Given instruction: All of the data should be output character for character, except the pictures.

(Plotting code records)
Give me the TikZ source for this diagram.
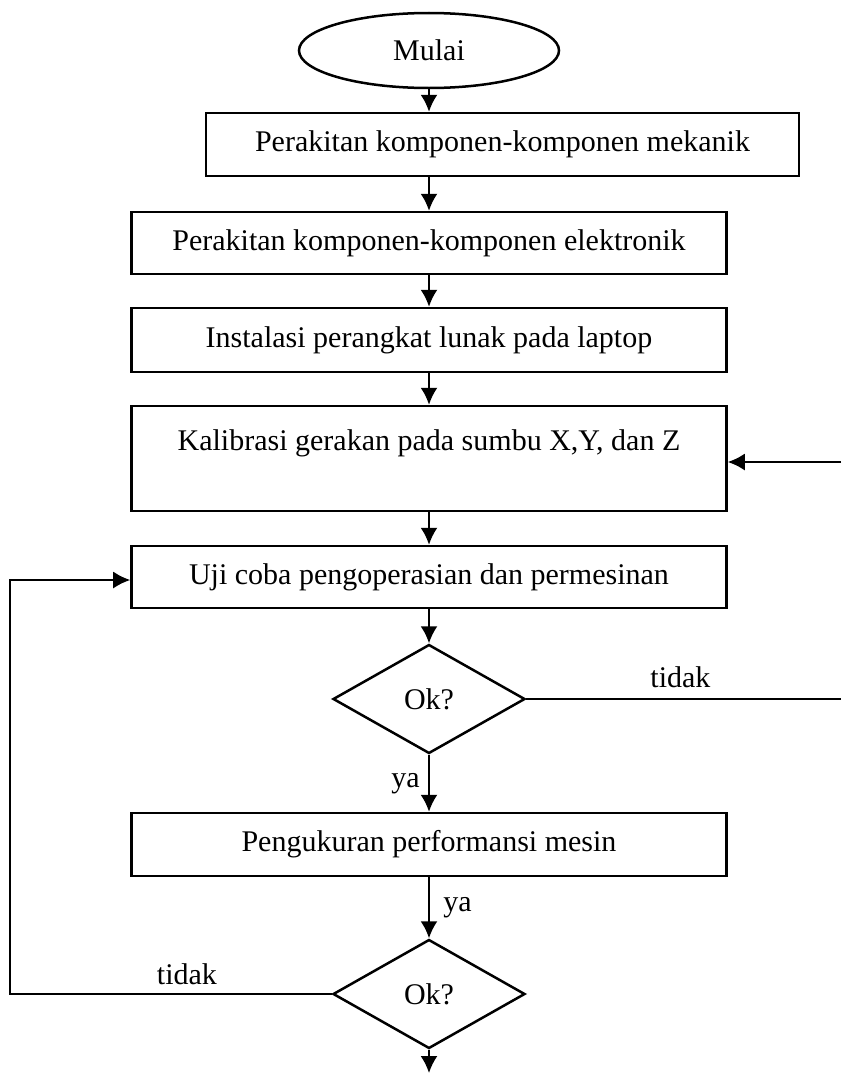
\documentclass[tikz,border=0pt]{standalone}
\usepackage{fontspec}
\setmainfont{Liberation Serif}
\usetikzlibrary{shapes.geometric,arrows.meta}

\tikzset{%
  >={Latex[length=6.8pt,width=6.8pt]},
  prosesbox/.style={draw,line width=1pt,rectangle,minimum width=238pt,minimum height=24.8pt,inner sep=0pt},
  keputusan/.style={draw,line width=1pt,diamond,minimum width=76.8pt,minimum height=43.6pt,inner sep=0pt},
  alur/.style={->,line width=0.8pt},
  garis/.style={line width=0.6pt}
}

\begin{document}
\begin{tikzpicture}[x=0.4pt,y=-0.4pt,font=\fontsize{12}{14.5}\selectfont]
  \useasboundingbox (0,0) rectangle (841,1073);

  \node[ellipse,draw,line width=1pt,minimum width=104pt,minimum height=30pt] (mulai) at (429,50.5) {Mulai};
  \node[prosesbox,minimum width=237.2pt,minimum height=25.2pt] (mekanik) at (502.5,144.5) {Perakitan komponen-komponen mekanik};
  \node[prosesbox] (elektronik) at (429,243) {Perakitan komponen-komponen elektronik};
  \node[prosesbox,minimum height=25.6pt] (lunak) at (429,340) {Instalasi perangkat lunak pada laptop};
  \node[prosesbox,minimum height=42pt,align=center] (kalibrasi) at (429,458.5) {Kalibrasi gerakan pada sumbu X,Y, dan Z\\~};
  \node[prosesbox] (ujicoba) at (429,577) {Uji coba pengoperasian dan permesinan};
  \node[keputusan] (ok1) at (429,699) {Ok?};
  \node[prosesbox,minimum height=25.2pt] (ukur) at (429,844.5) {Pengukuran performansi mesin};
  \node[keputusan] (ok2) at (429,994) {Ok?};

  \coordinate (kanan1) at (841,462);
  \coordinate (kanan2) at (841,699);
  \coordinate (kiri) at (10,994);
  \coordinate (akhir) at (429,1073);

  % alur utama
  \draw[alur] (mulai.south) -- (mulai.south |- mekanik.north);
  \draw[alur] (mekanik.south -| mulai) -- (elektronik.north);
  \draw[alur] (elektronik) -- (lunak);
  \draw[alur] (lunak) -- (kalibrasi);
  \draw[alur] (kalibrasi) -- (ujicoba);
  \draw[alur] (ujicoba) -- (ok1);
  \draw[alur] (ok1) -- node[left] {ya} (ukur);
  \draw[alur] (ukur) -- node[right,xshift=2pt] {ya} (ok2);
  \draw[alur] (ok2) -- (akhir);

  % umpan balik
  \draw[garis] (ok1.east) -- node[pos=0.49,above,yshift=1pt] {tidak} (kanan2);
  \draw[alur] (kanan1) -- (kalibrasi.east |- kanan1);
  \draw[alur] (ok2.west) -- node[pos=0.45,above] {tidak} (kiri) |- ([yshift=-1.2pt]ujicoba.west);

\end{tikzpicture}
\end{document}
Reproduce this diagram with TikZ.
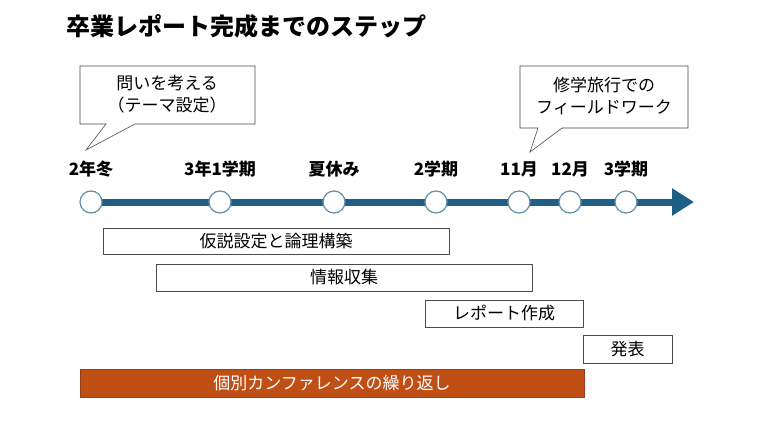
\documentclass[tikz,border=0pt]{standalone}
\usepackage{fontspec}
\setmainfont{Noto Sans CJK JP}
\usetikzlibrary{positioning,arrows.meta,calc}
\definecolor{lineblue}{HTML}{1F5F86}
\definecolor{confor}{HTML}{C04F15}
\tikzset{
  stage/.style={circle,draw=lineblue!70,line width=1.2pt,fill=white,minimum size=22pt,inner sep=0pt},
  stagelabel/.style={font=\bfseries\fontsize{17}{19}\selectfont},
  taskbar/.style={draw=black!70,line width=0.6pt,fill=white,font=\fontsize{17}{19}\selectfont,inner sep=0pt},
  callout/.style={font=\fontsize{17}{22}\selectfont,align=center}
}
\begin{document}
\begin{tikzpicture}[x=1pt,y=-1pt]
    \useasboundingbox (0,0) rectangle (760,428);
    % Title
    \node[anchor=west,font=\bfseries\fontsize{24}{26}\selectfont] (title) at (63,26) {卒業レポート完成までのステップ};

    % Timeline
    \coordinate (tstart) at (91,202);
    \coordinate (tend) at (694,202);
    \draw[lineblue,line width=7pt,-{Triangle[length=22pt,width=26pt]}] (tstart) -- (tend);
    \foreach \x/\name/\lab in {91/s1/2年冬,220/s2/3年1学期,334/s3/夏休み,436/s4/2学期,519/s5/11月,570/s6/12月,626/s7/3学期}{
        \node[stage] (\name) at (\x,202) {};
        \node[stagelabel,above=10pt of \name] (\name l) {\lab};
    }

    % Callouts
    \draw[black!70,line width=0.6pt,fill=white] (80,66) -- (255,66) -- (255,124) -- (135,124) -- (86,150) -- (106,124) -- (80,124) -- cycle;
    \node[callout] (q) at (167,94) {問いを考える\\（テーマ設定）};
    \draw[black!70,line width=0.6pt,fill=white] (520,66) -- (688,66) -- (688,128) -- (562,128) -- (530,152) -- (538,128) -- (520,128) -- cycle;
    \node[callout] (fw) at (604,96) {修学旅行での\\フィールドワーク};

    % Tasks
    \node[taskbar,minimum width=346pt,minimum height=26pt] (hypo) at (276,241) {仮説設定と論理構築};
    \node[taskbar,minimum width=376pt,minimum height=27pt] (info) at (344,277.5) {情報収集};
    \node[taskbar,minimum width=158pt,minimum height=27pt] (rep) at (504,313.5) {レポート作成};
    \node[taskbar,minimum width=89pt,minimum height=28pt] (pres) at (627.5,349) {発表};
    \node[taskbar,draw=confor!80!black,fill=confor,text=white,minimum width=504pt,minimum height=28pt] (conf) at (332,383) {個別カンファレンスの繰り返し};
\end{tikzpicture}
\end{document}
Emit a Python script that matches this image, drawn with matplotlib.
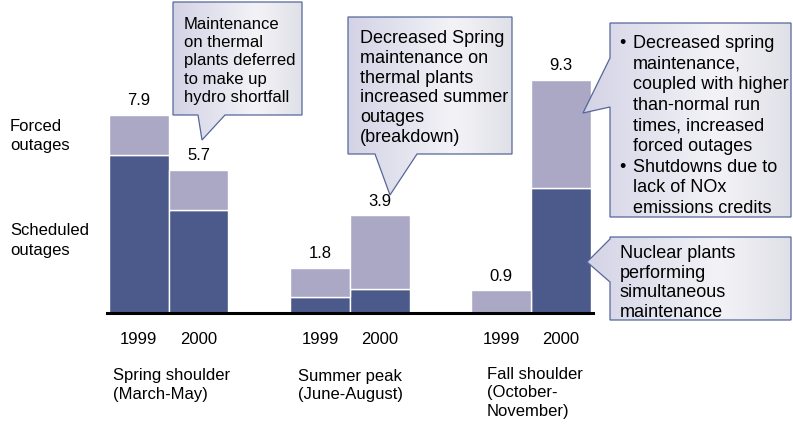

Output for this task:
Give me the TikZ source for this diagram.
\documentclass[tikz,border=0pt]{standalone}
\usepackage{fontspec}
\setmainfont{Liberation Serif}
\usetikzlibrary{shapes.geometric,arrows.meta}

\tikzset{%
  >={Latex[length=6.8pt,width=6.8pt]},
  prosesbox/.style={draw,line width=1pt,rectangle,minimum width=238pt,minimum height=24.8pt,inner sep=0pt},
  keputusan/.style={draw,line width=1pt,diamond,minimum width=76.8pt,minimum height=43.6pt,inner sep=0pt},
  alur/.style={->,line width=0.8pt},
  garis/.style={line width=0.6pt}
}

\begin{document}
\begin{tikzpicture}[x=0.4pt,y=-0.4pt,font=\fontsize{12}{14.5}\selectfont]
  \useasboundingbox (0,0) rectangle (841,1073);

  \node[ellipse,draw,line width=1pt,minimum width=104pt,minimum height=30pt] (mulai) at (429,50.5) {Mulai};
  \node[prosesbox,minimum width=237.2pt,minimum height=25.2pt] (mekanik) at (502.5,144.5) {Perakitan komponen-komponen mekanik};
  \node[prosesbox] (elektronik) at (429,243) {Perakitan komponen-komponen elektronik};
  \node[prosesbox,minimum height=25.6pt] (lunak) at (429,340) {Instalasi perangkat lunak pada laptop};
  \node[prosesbox,minimum height=42pt,align=center] (kalibrasi) at (429,458.5) {Kalibrasi gerakan pada sumbu X,Y, dan Z\\~};
  \node[prosesbox] (ujicoba) at (429,577) {Uji coba pengoperasian dan permesinan};
  \node[keputusan] (ok1) at (429,699) {Ok?};
  \node[prosesbox,minimum height=25.2pt] (ukur) at (429,844.5) {Pengukuran performansi mesin};
  \node[keputusan] (ok2) at (429,994) {Ok?};

  \coordinate (kanan1) at (841,462);
  \coordinate (kanan2) at (841,699);
  \coordinate (kiri) at (10,994);
  \coordinate (akhir) at (429,1073);

  % alur utama
  \draw[alur] (mulai.south) -- (mulai.south |- mekanik.north);
  \draw[alur] (mekanik.south -| mulai) -- (elektronik.north);
  \draw[alur] (elektronik) -- (lunak);
  \draw[alur] (lunak) -- (kalibrasi);
  \draw[alur] (kalibrasi) -- (ujicoba);
  \draw[alur] (ujicoba) -- (ok1);
  \draw[alur] (ok1) -- node[left] {ya} (ukur);
  \draw[alur] (ukur) -- node[right,xshift=2pt] {ya} (ok2);
  \draw[alur] (ok2) -- (akhir);

  % umpan balik
  \draw[garis] (ok1.east) -- node[pos=0.49,above,yshift=1pt] {tidak} (kanan2);
  \draw[alur] (kanan1) -- (kalibrasi.east |- kanan1);
  \draw[alur] (ok2.west) -- node[pos=0.45,above] {tidak} (kiri) |- ([yshift=-1.2pt]ujicoba.west);

\end{tikzpicture}
\end{document}
Reproduce this diagram with TikZ.
\documentclass[tikz,border=0pt]{standalone}
\usepackage{fontspec}
\setmainfont{Noto Sans CJK JP}
\usetikzlibrary{positioning,arrows.meta,calc}
\definecolor{lineblue}{HTML}{1F5F86}
\definecolor{confor}{HTML}{C04F15}
\tikzset{
  stage/.style={circle,draw=lineblue!70,line width=1.2pt,fill=white,minimum size=22pt,inner sep=0pt},
  stagelabel/.style={font=\bfseries\fontsize{17}{19}\selectfont},
  taskbar/.style={draw=black!70,line width=0.6pt,fill=white,font=\fontsize{17}{19}\selectfont,inner sep=0pt},
  callout/.style={font=\fontsize{17}{22}\selectfont,align=center}
}
\begin{document}
\begin{tikzpicture}[x=1pt,y=-1pt]
    \useasboundingbox (0,0) rectangle (760,428);
    % Title
    \node[anchor=west,font=\bfseries\fontsize{24}{26}\selectfont] (title) at (63,26) {卒業レポート完成までのステップ};

    % Timeline
    \coordinate (tstart) at (91,202);
    \coordinate (tend) at (694,202);
    \draw[lineblue,line width=7pt,-{Triangle[length=22pt,width=26pt]}] (tstart) -- (tend);
    \foreach \x/\name/\lab in {91/s1/2年冬,220/s2/3年1学期,334/s3/夏休み,436/s4/2学期,519/s5/11月,570/s6/12月,626/s7/3学期}{
        \node[stage] (\name) at (\x,202) {};
        \node[stagelabel,above=10pt of \name] (\name l) {\lab};
    }

    % Callouts
    \draw[black!70,line width=0.6pt,fill=white] (80,66) -- (255,66) -- (255,124) -- (135,124) -- (86,150) -- (106,124) -- (80,124) -- cycle;
    \node[callout] (q) at (167,94) {問いを考える\\（テーマ設定）};
    \draw[black!70,line width=0.6pt,fill=white] (520,66) -- (688,66) -- (688,128) -- (562,128) -- (530,152) -- (538,128) -- (520,128) -- cycle;
    \node[callout] (fw) at (604,96) {修学旅行での\\フィールドワーク};

    % Tasks
    \node[taskbar,minimum width=346pt,minimum height=26pt] (hypo) at (276,241) {仮説設定と論理構築};
    \node[taskbar,minimum width=376pt,minimum height=27pt] (info) at (344,277.5) {情報収集};
    \node[taskbar,minimum width=158pt,minimum height=27pt] (rep) at (504,313.5) {レポート作成};
    \node[taskbar,minimum width=89pt,minimum height=28pt] (pres) at (627.5,349) {発表};
    \node[taskbar,draw=confor!80!black,fill=confor,text=white,minimum width=504pt,minimum height=28pt] (conf) at (332,383) {個別カンファレンスの繰り返し};
\end{tikzpicture}
\end{document}
Emit a Python script that matches this image, drawn with matplotlib.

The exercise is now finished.